Wasteland
“Wastelands” is an anthropocenic lyric poem visualised as landscape painting and virtual world experience. A minimalist virtual world, landscape artwork. It explores the ecological intricacies of urban cities alongside a critique of contemporary conventions of games. The work was originally commissioned for Nanyang Technological University Museum (NTU Museum)'s Construction in Every Corner exhibition, which opened on 13 January 2025, and the work is intended to be played live from VRChat, a free-to-play massively multiplayer online virtual reality platform. With a design emphasis on cross-platform accessibility, the work is accessible on devices ranging from PC to high-end VR systems to standalone headsets.
"Wasteland" draws inspiration from a specific type of ecological system in Singapore known as the “waste-woodland” (Yee et al. 2016), which arises after land is cleared for development and then abandoned because it is intended for future development. The work pays homage to one of Second Life’s early significant works, The Far Away (2006) by AM Radio, where many players first discovered the joy of virtual worlds through the experience of a simple wheatfield. The virtual world resists against the hyper-stimulation of conventional MMORPG games—there is no winning or losing, just open-ended exploration within a natural environment within virtual reality. The minimalist aesthetic of Wasteland mirrors the efficiency and elegance of natural systems finding their own balance. As Singapore searches for low-carbon alternatives to its energy supply, there has been significant research and discussion into the feasibility of nuclear energy, with the Jurong Caverns having been built to potentially accommodate a future nuclear reactor. Singapore’s extremely limited geographical area complicates the challenge of finding potential sites for storing nuclear waste without endangering Singapore’s 5.9 million inhabitants who live on an island of only 49 km from east to west and 28 km from north to south.

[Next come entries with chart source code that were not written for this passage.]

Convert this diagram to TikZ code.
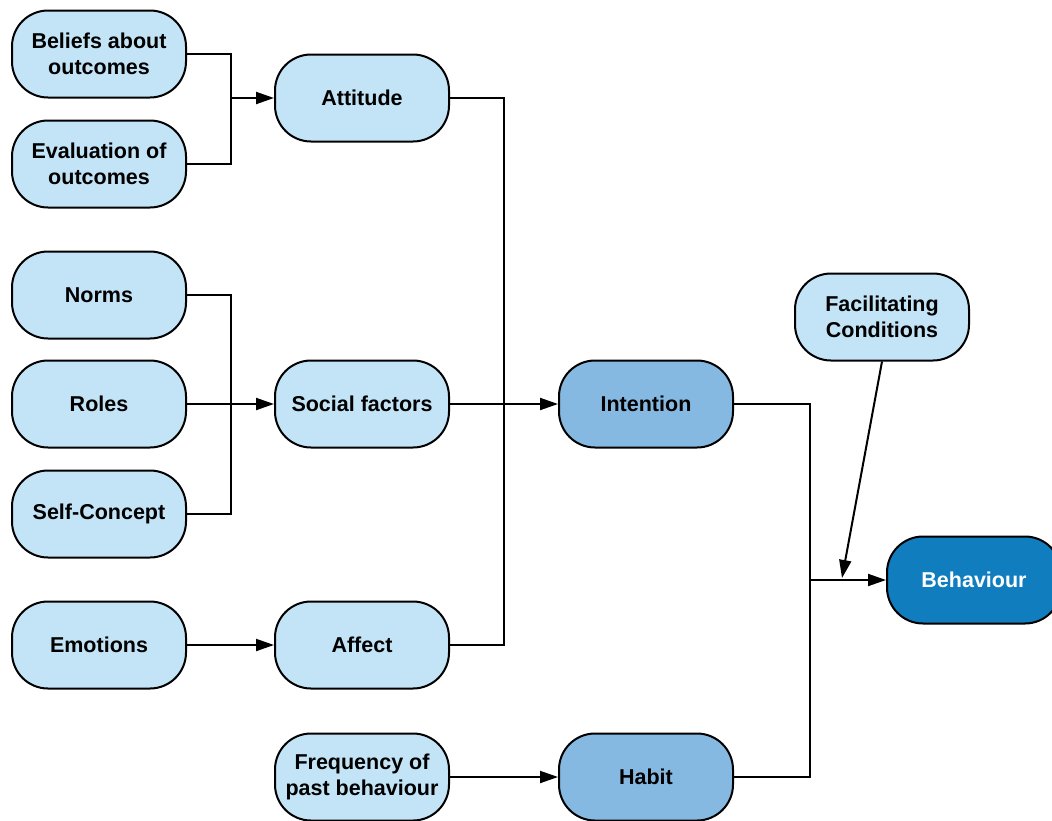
\documentclass[tikz,border=0pt]{standalone}
\usepackage{fontspec}
\setmainfont{Liberation Sans}
\usetikzlibrary{arrows.meta}
\definecolor{paleblue}{RGB}{194,228,246}
\definecolor{midblue}{RGB}{133,185,226}
\definecolor{deepblue}{RGB}{16,125,190}
\begin{document}
\begin{tikzpicture}[x=1pt,y=-1pt,
  box/.style={draw=black, line width=2pt, rounded corners=36pt,
    minimum width=174pt, minimum height=87pt, inner sep=0pt, align=center,
    font=\bfseries\fontsize{21.5}{25.5}\selectfont, fill=paleblue},
  midbox/.style={box, fill=midblue},
  deepbox/.style={box, fill=deepblue, text=white},
  conn/.style={line width=2pt},
  arr/.style={conn, -{Triangle[length=18pt,width=12pt]}}]
\useasboundingbox (0,0) rectangle (1052,820);

% nodes
\node[box] (beliefs) at (99,54) {Beliefs about\\outcomes};
\node[box] (evaluation) at (99,164) {Evaluation of\\outcomes};
\node[box] (attitude) at (362,98) {Attitude};
\node[box] (norms) at (99,295) {Norms};
\node[box] (roles) at (99,404) {Roles};
\node[box] (selfconcept) at (99,514) {Self-Concept};
\node[box] (social) at (362,404) {Social factors};
\node[box] (emotions) at (99,645) {Emotions};
\node[box] (affect) at (362,645) {Affect};
\node[midbox] (intention) at (646,404) {Intention};
\node[box] (frequency) at (362,777) {Frequency of\\past behaviour};
\node[midbox] (habit) at (646,777) {Habit};
\node[box] (facilitating) at (882,317) {Facilitating\\Conditions};
\node[deepbox] (behaviour) at (974,580) {Behaviour};

% junction points
\coordinate (jatt) at (231,98);
\coordinate (jsoc) at (231,404);
\coordinate (jint) at (504,404);
\coordinate (jbeh) at (810,580);
\coordinate (jfac) at (842,578);

% connectors
\draw[conn] (beliefs.east) -| (jatt);
\draw[conn] (evaluation.east) -| (jatt);
\draw[arr] (jatt) -- (attitude.west);

\draw[conn] (norms.east) -| (jsoc);
\draw[conn] (selfconcept.east) -| (jsoc);
\draw[arr] (roles.east) -- (social.west);

\draw[conn] (attitude.east) -| (jint);
\draw[conn] (affect.east) -| (jint);
\draw[arr] (social.east) -- (intention.west);

\draw[arr] (emotions.east) -- (affect.west);
\draw[arr] (frequency.east) -- (habit.west);

\draw[conn] (intention.east) -| (jbeh);
\draw[conn] (habit.east) -| (jbeh);
\draw[arr] (jbeh) -- (behaviour.west);

\draw[arr] (facilitating.south) -- (jfac);
\end{tikzpicture}
\end{document}
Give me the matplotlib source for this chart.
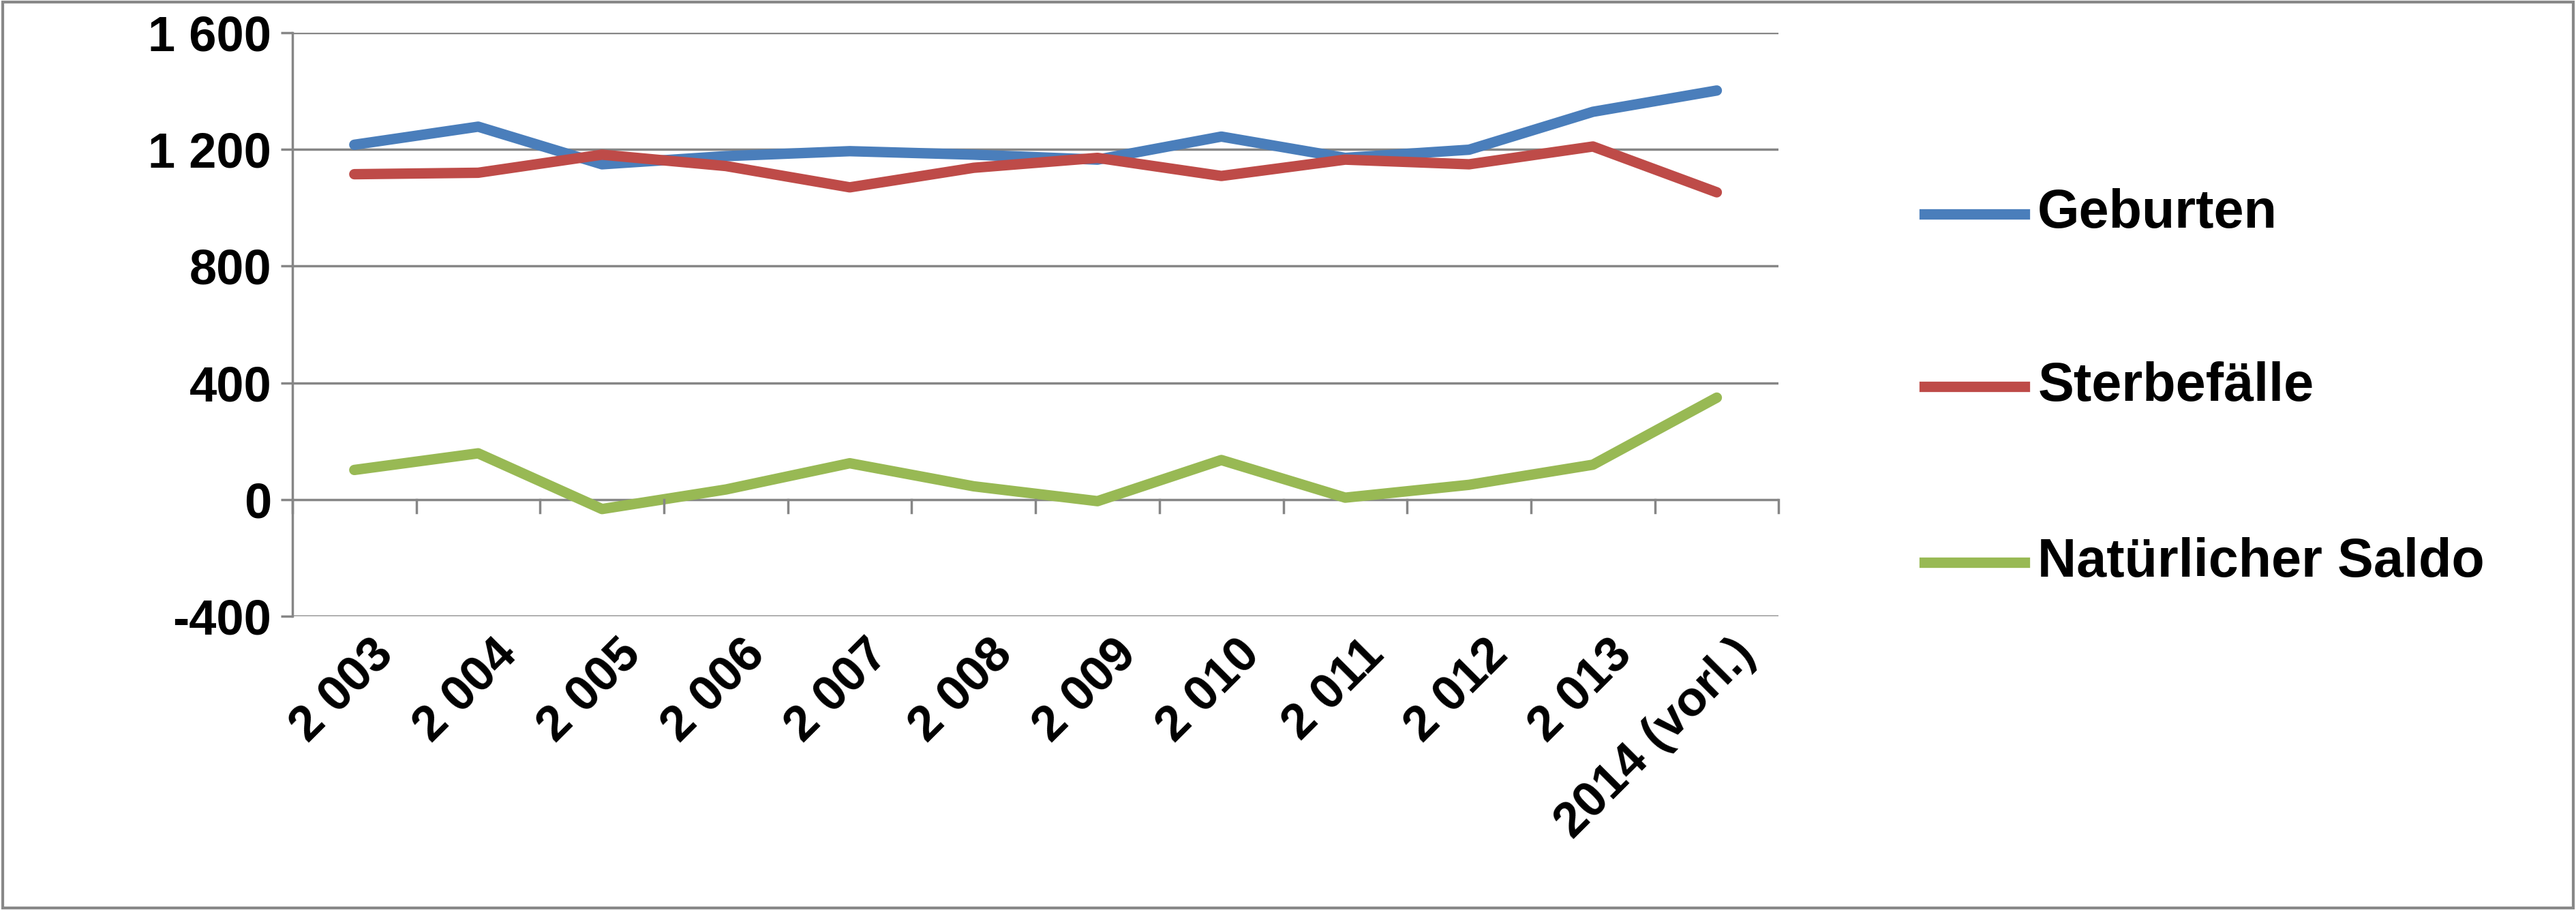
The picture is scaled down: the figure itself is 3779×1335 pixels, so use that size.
import matplotlib
matplotlib.use("Agg")
import matplotlib.pyplot as plt
from matplotlib.lines import Line2D

plt.rcParams['font.family'] = ['Liberation Sans', 'DejaVu Sans']

years = ["2 003", "2 004", "2 005", "2 006", "2 007", "2 008", "2 009", "2 010", "2 011", "2 012", "2 013", "2014 (vorl.)"]
geburten = [1216, 1278, 1149, 1177, 1194, 1182, 1165, 1244, 1171, 1199, 1329, 1402]
sterbefaelle = [1115, 1120, 1182, 1143, 1070, 1137, 1171, 1109, 1165, 1149, 1210, 1053]
saldo = [101, 158, -33, 34, 124, 45, -6, 135, 6, 50, 119, 349]
yticks = [-400, 0, 400, 800, 1200, 1600]
ylabels = ["-400", "0", "400", "800", "1 200", "1 600"]

colors = ["#4A7EBB", "#BE4B48", "#98B954"]
names = ["Geburten", "Sterbefälle", "Natürlicher Saldo"]

fig = plt.figure(figsize=(37.79, 13.35), dpi=100)
fig.patches.append(matplotlib.patches.Rectangle((0.001, 0.002), 0.998, 0.996, transform=fig.transFigure,
                   fill=False, edgecolor="#888888", linewidth=3))
ax = fig.add_axes([0.1135, 0.323, 0.577, 0.641])
x = list(range(len(years)))
for s, c in zip([geburten, sterbefaelle, saldo], colors):
    ax.plot(x, s, color=c, linewidth=11, solid_capstyle='round')
ax.set_xlim(-0.5, len(years) - 0.5)
ax.set_ylim(-400, 1600)
ax.set_yticks(yticks)
ax.set_yticklabels(ylabels, fontsize=52, fontweight='bold')
for y in yticks:
    ax.axhline(y, color="#868686", linewidth=2.5, zorder=0)
for sp in ['top', 'right', 'bottom']:
    ax.spines[sp].set_visible(False)
ax.spines['left'].set_color("#868686")
ax.spines['left'].set_linewidth(2.5)
ax.tick_params(axis='y', length=12, width=2.5, color="#868686", pad=10)
ax.set_xticks(x)
ax.set_xticklabels([])
ax.tick_params(axis='x', length=0)
for b in [i - 0.5 for i in range(len(years) + 1)]:
    ax.plot([b, b], [0, -45], color="#868686", linewidth=2.5, clip_on=False)
for i, lab in enumerate(years):
    ax.text(i + 0.12, -450, lab, rotation=45, ha='right', va='top', fontsize=52,
            fontweight='bold', rotation_mode='anchor')

ys = [0.765, 0.575, 0.382]
for n, c, yy in zip(names, colors, ys):
    fig.add_artist(Line2D([0.747, 0.786], [yy, yy], color=c, linewidth=11, transform=fig.transFigure))
    fig.text(0.791, yy, n, fontsize=57, fontweight='bold', va='center')

fig.savefig("out.png", dpi=100)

"Wasteland" is an immersive VR experience that invites players to slow down. It seeks to evoke ecological awareness and a deeper connection to the natural world through an intentionally minimal game design and aesthetic, creating space for contemplation and meditative interaction alongside other players, both from the exhibition and from the internet.
The landscape of the wasteland is both an everyday sight in urban cities and also a post-apocalyptic image—an image of environmental change that has been shaped by both human and non-human actors, gesturing towards a time after humans.
Within the first two weeks of launch, over 20000 visitors have experienced the work online, with players spending hours in public and private instances of the world. Some instances of the world received over 54 simultaneous in-game visitors.